EXERCISE TASK:
The answer is a single number: how many lines hold the string "with".
-------------------------
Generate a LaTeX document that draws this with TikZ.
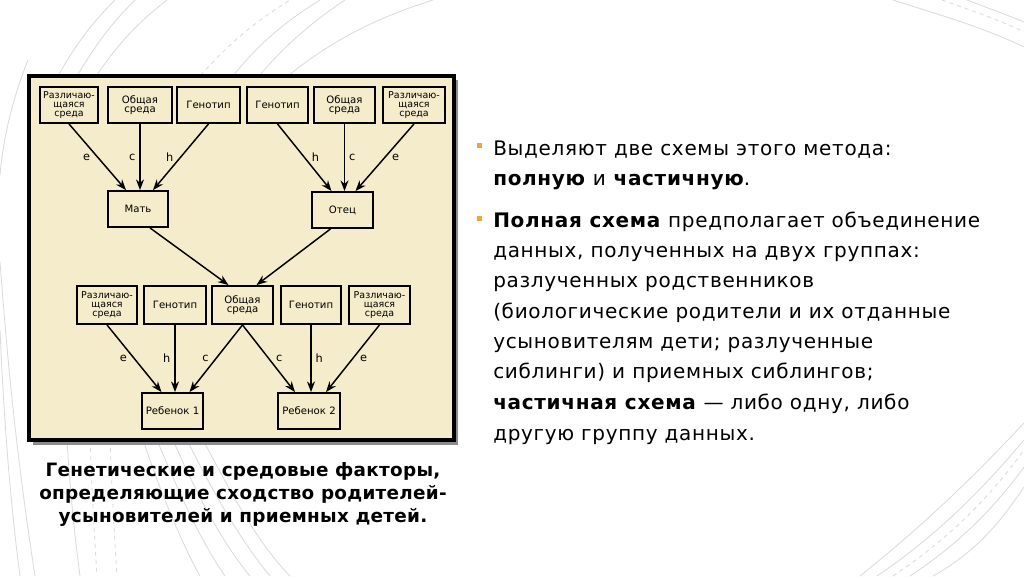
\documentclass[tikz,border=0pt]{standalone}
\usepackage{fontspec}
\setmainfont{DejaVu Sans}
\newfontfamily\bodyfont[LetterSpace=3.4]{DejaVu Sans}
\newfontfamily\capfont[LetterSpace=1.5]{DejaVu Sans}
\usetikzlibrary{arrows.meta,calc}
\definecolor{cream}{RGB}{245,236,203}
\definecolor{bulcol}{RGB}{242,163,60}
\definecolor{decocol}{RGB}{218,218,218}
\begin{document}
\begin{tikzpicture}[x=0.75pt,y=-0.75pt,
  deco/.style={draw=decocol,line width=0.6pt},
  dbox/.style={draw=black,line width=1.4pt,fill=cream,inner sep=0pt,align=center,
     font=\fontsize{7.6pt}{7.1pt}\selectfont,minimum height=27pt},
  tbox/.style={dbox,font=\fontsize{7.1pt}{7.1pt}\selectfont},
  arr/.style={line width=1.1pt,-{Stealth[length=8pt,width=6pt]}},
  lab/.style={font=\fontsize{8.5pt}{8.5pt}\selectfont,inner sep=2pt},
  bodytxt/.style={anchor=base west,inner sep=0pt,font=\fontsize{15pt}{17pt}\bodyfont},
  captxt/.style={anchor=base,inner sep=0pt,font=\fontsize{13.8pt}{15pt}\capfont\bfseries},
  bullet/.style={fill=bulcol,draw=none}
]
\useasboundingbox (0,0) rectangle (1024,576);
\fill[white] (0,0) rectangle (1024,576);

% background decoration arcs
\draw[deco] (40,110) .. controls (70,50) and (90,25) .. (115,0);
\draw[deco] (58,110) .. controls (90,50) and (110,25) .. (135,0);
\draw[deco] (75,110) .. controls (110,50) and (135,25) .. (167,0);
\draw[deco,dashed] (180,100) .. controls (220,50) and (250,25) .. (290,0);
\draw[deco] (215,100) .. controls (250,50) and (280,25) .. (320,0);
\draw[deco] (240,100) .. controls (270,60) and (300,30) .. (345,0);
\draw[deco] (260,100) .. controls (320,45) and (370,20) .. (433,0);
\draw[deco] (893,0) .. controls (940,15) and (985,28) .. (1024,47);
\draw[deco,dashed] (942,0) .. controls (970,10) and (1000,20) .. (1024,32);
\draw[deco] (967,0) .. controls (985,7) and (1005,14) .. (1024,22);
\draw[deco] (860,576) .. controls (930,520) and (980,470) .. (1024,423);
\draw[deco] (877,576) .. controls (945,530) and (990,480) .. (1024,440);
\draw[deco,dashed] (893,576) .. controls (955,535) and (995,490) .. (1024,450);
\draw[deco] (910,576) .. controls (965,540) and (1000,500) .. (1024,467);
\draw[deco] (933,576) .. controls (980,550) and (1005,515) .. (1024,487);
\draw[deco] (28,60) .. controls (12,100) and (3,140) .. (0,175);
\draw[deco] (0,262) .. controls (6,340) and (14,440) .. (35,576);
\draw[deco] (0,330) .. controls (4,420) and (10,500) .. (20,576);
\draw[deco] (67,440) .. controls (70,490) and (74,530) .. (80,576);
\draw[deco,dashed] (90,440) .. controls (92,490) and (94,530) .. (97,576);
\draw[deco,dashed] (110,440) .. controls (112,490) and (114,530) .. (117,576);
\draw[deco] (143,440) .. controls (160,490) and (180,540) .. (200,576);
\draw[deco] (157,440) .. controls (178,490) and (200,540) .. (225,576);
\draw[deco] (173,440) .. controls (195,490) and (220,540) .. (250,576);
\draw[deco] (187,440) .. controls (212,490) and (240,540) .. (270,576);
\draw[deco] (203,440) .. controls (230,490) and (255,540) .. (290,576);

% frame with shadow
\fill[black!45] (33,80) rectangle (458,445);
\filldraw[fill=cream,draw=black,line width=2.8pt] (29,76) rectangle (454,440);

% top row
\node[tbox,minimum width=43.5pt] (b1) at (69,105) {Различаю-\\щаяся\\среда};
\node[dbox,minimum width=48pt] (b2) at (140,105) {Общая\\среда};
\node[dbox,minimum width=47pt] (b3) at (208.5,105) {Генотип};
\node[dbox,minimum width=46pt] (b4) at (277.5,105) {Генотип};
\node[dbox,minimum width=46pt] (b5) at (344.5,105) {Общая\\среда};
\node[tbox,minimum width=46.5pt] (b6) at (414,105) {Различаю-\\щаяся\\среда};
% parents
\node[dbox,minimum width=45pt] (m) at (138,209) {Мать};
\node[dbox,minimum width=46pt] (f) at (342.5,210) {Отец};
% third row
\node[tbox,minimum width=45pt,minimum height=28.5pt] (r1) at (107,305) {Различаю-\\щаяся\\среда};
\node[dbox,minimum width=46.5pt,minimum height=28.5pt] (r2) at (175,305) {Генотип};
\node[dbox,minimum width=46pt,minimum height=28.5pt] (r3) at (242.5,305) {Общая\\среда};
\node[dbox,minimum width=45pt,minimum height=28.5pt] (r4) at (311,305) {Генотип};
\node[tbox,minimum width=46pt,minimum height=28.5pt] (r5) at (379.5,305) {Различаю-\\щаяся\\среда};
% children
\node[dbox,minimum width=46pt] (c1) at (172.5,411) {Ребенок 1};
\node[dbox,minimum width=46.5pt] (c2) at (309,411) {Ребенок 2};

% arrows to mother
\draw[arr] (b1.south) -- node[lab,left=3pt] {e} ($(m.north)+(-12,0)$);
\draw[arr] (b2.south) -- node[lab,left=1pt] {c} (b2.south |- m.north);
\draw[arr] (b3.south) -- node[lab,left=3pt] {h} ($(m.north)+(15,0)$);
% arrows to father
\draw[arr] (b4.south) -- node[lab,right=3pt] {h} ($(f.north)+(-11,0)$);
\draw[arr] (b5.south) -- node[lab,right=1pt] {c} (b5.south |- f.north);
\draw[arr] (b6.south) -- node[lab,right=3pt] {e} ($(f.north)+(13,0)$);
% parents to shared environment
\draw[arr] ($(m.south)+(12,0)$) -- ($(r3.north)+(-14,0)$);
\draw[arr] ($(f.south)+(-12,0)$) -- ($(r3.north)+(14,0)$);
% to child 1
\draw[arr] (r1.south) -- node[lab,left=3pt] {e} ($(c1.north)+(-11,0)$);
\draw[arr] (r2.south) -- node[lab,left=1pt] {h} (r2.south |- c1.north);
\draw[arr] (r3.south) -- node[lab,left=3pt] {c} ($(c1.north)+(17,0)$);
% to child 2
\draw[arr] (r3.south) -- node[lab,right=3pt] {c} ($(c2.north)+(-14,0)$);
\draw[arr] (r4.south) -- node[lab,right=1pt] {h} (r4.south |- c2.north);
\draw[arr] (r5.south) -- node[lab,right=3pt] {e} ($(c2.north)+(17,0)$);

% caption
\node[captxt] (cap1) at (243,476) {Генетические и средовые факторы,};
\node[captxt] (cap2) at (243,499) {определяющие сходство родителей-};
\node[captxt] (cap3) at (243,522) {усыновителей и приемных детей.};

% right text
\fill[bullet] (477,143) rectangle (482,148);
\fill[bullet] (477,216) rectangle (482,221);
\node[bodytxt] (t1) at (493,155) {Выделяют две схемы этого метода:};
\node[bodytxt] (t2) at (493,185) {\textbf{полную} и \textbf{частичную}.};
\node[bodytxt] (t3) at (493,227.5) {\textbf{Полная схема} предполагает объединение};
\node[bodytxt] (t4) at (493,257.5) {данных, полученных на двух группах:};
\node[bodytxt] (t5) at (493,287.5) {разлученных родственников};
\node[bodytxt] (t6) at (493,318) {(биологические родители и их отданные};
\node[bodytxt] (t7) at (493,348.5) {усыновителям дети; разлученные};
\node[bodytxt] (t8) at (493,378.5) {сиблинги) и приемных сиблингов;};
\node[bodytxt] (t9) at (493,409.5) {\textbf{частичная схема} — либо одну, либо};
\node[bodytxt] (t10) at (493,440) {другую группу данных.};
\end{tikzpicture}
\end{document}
-------------------------
CORRECT RESPONSE:
2